Despite its fame as an arid African country, Tunisia is often plagued by torrential rainfall, resulting in flooding. Coastal, tourist areas suffer from this element, so when planning your holiday, you need to be aware of this danger.

The country’s rainy season begins with the arrival of autumn. In late September 2018, for example, Tunisia was hit by the heaviest downpours in a century. Eyewitnesses reported torrents of water that swept away everything in their path. Thousands of tourists were evacuated from hotels. But even these measures weren’t enough, and five people died. Not only the north-eastern regions were affected, but also the tourist regions of Sousse and Monastir.

The 2018 floods remain the largest and most destructive in history, but less catastrophic floods occur here regularly.

Landslides and mudslides

Landslides and mudslides can occur in the mountainous regions of Tunisia after heavy rainfall. As a rule, they do not pose a serious threat to the population and communications, but their possibility should be taken into account.

For example, there is a record of catastrophic mudslides in 1906. Several large landslides destroyed the railway line between Tunis and Algeria, killing 6 people.

But no such disasters have occurred in more recent times.


Sandstorm in Tunisia

Unlike Egypt or the UAE, Tunisia does not experience very strong sandstorms. This is despite the fact that only 6 days out of 100 desert winters are windless. The hot sirocco brings a lot of sand, but it does not reach the coastal tourist areas, remaining in the desert.
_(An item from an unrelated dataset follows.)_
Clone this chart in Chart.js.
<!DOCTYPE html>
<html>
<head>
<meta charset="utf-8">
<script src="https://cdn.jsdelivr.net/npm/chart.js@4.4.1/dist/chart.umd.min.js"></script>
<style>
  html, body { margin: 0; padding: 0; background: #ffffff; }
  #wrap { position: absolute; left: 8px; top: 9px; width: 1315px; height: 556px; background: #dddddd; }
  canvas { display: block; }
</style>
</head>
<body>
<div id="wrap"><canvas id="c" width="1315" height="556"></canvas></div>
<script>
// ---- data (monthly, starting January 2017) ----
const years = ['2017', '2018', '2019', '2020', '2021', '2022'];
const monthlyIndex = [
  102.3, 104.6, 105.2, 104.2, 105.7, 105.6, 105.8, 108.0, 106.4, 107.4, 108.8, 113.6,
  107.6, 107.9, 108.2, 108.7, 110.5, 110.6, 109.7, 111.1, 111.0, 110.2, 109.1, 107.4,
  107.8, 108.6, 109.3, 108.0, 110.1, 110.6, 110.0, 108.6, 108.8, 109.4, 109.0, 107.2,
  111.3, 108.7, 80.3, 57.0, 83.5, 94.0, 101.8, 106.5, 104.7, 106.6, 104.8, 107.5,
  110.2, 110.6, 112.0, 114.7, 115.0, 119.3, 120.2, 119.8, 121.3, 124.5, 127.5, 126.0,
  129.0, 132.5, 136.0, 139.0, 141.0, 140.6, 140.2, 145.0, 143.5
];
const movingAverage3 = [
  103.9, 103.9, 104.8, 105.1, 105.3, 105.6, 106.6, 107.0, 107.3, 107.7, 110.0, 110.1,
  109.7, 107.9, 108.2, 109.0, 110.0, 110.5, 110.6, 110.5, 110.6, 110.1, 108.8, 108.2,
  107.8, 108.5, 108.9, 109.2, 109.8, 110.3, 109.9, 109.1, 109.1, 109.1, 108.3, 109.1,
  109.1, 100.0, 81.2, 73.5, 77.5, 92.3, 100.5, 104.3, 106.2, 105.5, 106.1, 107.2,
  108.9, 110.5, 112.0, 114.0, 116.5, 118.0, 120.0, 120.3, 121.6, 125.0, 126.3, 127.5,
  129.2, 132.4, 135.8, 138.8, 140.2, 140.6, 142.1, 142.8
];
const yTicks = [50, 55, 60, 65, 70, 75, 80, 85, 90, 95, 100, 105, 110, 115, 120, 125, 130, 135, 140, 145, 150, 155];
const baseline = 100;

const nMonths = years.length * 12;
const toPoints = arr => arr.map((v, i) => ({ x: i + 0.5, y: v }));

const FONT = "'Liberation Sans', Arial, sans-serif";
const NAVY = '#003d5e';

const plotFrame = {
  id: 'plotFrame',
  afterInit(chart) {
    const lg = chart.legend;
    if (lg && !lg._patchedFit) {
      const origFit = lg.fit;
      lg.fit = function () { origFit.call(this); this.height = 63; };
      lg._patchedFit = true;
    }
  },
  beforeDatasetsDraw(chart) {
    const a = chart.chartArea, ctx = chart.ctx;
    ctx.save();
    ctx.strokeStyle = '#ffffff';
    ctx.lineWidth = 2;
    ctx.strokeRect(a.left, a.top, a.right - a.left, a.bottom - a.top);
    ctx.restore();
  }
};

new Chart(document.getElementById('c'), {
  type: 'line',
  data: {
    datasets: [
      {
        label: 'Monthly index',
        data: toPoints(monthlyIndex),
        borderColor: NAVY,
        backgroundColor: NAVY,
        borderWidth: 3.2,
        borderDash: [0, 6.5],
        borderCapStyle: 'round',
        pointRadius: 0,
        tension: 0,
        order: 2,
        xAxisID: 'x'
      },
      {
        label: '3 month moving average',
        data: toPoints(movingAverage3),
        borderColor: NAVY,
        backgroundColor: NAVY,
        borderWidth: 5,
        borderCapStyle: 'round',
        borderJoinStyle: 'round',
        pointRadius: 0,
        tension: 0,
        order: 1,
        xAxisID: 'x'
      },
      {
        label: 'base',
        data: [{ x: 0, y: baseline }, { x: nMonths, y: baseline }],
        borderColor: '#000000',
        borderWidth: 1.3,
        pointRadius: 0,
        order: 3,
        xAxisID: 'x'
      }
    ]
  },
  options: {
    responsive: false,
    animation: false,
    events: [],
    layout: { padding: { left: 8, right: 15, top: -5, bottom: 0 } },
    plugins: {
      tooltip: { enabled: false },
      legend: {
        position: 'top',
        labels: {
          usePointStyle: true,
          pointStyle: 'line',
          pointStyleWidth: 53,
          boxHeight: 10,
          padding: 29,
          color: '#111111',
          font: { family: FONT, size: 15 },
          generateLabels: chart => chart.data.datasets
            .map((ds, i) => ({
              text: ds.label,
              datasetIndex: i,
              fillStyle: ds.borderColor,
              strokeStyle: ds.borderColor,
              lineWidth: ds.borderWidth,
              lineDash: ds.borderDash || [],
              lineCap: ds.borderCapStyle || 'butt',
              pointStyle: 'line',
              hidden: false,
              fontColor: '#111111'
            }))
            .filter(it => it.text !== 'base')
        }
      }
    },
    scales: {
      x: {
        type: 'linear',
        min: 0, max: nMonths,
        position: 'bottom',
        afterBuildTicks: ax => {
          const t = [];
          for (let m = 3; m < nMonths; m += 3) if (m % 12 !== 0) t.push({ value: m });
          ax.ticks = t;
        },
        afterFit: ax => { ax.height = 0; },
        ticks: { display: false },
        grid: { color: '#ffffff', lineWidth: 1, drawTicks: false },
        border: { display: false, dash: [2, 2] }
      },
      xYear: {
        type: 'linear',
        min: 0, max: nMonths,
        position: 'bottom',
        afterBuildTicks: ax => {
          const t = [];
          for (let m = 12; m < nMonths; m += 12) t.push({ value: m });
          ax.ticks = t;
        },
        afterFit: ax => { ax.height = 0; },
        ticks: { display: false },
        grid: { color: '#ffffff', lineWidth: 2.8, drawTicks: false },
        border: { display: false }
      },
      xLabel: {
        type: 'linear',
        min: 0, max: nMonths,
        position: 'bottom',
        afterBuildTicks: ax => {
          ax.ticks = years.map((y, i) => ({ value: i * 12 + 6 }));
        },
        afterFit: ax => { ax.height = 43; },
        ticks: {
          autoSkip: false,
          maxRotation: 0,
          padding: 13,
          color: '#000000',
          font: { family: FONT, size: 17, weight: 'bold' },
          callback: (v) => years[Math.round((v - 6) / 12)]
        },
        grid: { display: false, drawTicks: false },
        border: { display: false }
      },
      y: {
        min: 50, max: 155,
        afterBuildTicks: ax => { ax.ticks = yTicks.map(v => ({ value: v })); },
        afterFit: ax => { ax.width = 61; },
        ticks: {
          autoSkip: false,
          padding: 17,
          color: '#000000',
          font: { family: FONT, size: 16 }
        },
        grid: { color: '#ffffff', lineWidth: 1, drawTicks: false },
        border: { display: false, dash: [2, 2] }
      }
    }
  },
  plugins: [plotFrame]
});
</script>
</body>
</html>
Visibility in the coastal towns is occasionally poor, and people are advised to wear masks to protect their respiratory tract and eyes from the dust. So when planning your holiday in the country, you should only think of sandstorms if you intend to visit the desert.

Storms and hurricanes

The hurricane season in Tunisia begins in autumn. The Mediterranean Sea is turbulent at this time, with frequent heavy rains that are driven to the coast by strong winds.
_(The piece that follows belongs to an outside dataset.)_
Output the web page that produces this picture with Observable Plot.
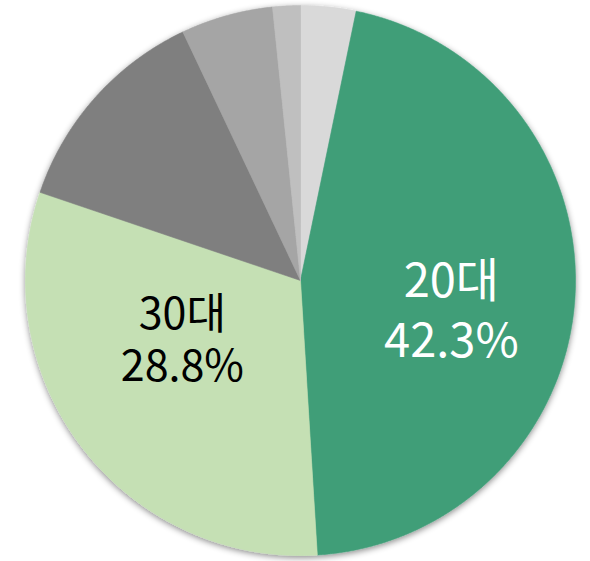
<!DOCTYPE html>
<html><head><meta charset="utf-8">
<script src="https://cdn.jsdelivr.net/npm/d3@7"></script>
<script src="https://cdn.jsdelivr.net/npm/@observablehq/plot@0.6"></script>
<style>body{margin:0;background:#fff}</style>
</head><body><div id="chart"></div>
<script>
// Age groups, clockwise from 12 o'clock
const categories = ["10대", "20대", "30대", "40대", "50대", "60대 이상"];
const shares = [3.0, 42.3, 28.8, 11.8, 5.0, 1.5];
const colors = ["#d9d9d9", "#3f9e78", "#c5e0b4", "#7f7f7f", "#a5a5a5", "#bfbfbf"];
const labeledWhite = ["20대"];
const labeledBlack = ["30대"];

const arcs = d3.pie().sort(null).value(d => d)(shares);

const pts = [];
arcs.forEach((a, i) => {
  const n = Math.max(2, Math.ceil((a.endAngle - a.startAngle) / 0.004));
  pts.push({k: categories[i], x: 0, y: 0});
  for (let j = 0; j <= n; j++) {
    const t = a.startAngle + (a.endAngle - a.startAngle) * j / n;
    pts.push({k: categories[i], x: Math.sin(t), y: Math.cos(t)});
  }
  pts.push({k: categories[i], x: 0, y: 0});
});

function labelData(names) {
  return names.map(name => {
    const i = categories.indexOf(name);
    const a = arcs[i];
    const m = (a.startAngle + a.endAngle) / 2;
    return {x: 0.55 * Math.sin(m), y: 0.55 * Math.cos(m), name, pct: `${shares[i].toFixed(1)}%`};
  });
}

const font = "'Noto Sans CJK KR', 'Noto Sans', sans-serif";
const white = labelData(labeledWhite);
const black = labelData(labeledBlack);

const chart = Plot.plot({
  width: 590,
  height: 561,
  marginLeft: 25,
  marginRight: 15,
  marginTop: 5,
  marginBottom: 6,
  x: {domain: [-1, 1], axis: null},
  y: {domain: [-1, 1], axis: null},
  color: {domain: categories, range: colors},
  marks: [
    Plot.line(pts, {x: "x", y: "y", z: "k", fill: "k", stroke: "k", strokeWidth: 0.6, curve: "linear"}),
    Plot.text(white, {x: "x", y: "y", text: "name", fill: "white", fontSize: 47, dy: -9, fontFamily: font}),
    Plot.text(white, {x: "x", y: "y", text: "pct", fill: "white", fontSize: 47, dy: 51, fontFamily: font}),
    Plot.text(black, {x: "x", y: "y", text: "name", fill: "black", fontSize: 43, dy: -57, dx: 2, fontFamily: font}),
    Plot.text(black, {x: "x", y: "y", text: "pct", fill: "black", fontSize: 43, dy: -5, dx: 2, fontFamily: font})
  ]
});

// soft outer shadow around the pie
const ns = "http://www.w3.org/2000/svg";
const defs = document.createElementNS(ns, "defs");
defs.innerHTML = '<filter id="pieShadow" x="-10%" y="-10%" width="120%" height="120%"><feDropShadow dx="0" dy="2" stdDeviation="3" flood-color="#000" flood-opacity="0.45"/></filter>';
chart.insertBefore(defs, chart.firstChild);
const lineG = chart.querySelector('g[aria-label="line"]');
if (lineG) lineG.setAttribute("filter", "url(#pieShadow)");

document.getElementById("chart").appendChild(chart);
</script>
</body></html>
In 2018, for example, the downpours that led to the flooding were accompanied by gale force winds and high waves.

A similar situation occurred at the end of September 2016. Bad weather raged across the north of the country. Huge waves raged in Hammamet Bay and even a tornado was seen in Monastir.

Incidentally, water tornadoes are not a rare phenomenon in Tunisia. They occur during strong winds and thunderstorms in the sea and rarely come ashore. In November 2021, for example, several tornadoes were observed near the city of Bizerte, which dissipated after 30 minutes.

Forest fires

Forest fires in Tunisia

Although Tunisia is located in the Sahara Desert region, there are also real forested areas in the country. They are located to the north, in the Atlas Mountains. In the dry season, forests can catch fire.

In August 2021, for example, the number of forest fires exceeded 150. The fire reached residential homes, resulting in household gas explosions. Thanks to the actions of the emergency services, casualties were avoided at the time.

A similar situation occurred at the end of July 2022. The fire then engulfed the Bukernin massif near the republic’s capital. The spread of the flames was quickly brought under control and there were no property damage or casualties.

In the same year, in August, a fire near the town of Tabarka spread to orchards, leaving behind a bare scorched field.


The biggest threat to tourists in Tunisia is the hot, arid climate, not natural disasters. In fact, there have been no really serious disasters here for a long time. However, the elements can spoil your holiday.

Unpleasant for tourists may be, for example, holidays in the autumn. At this time of year, Tunisia is shaken by storms bringing heavy rainfall. Often this leads to flooding.

In the north of the country in the second half of summer, localized forest fires are possible, but for the tourist centres they do not pose a threat. Landslides and sandstorms are also not dangerous. The former are localised in mountainous areas, the latter are predominantly in desert areas.

Earthquakes, though not uncommon in the country, are of low intensity and do not cause any destruction.

The best time for a holiday in Tunisia is late spring and early summer, when water temperatures are comfortable and the sea is calm. But also in autumn there are a lot of tourists in the country.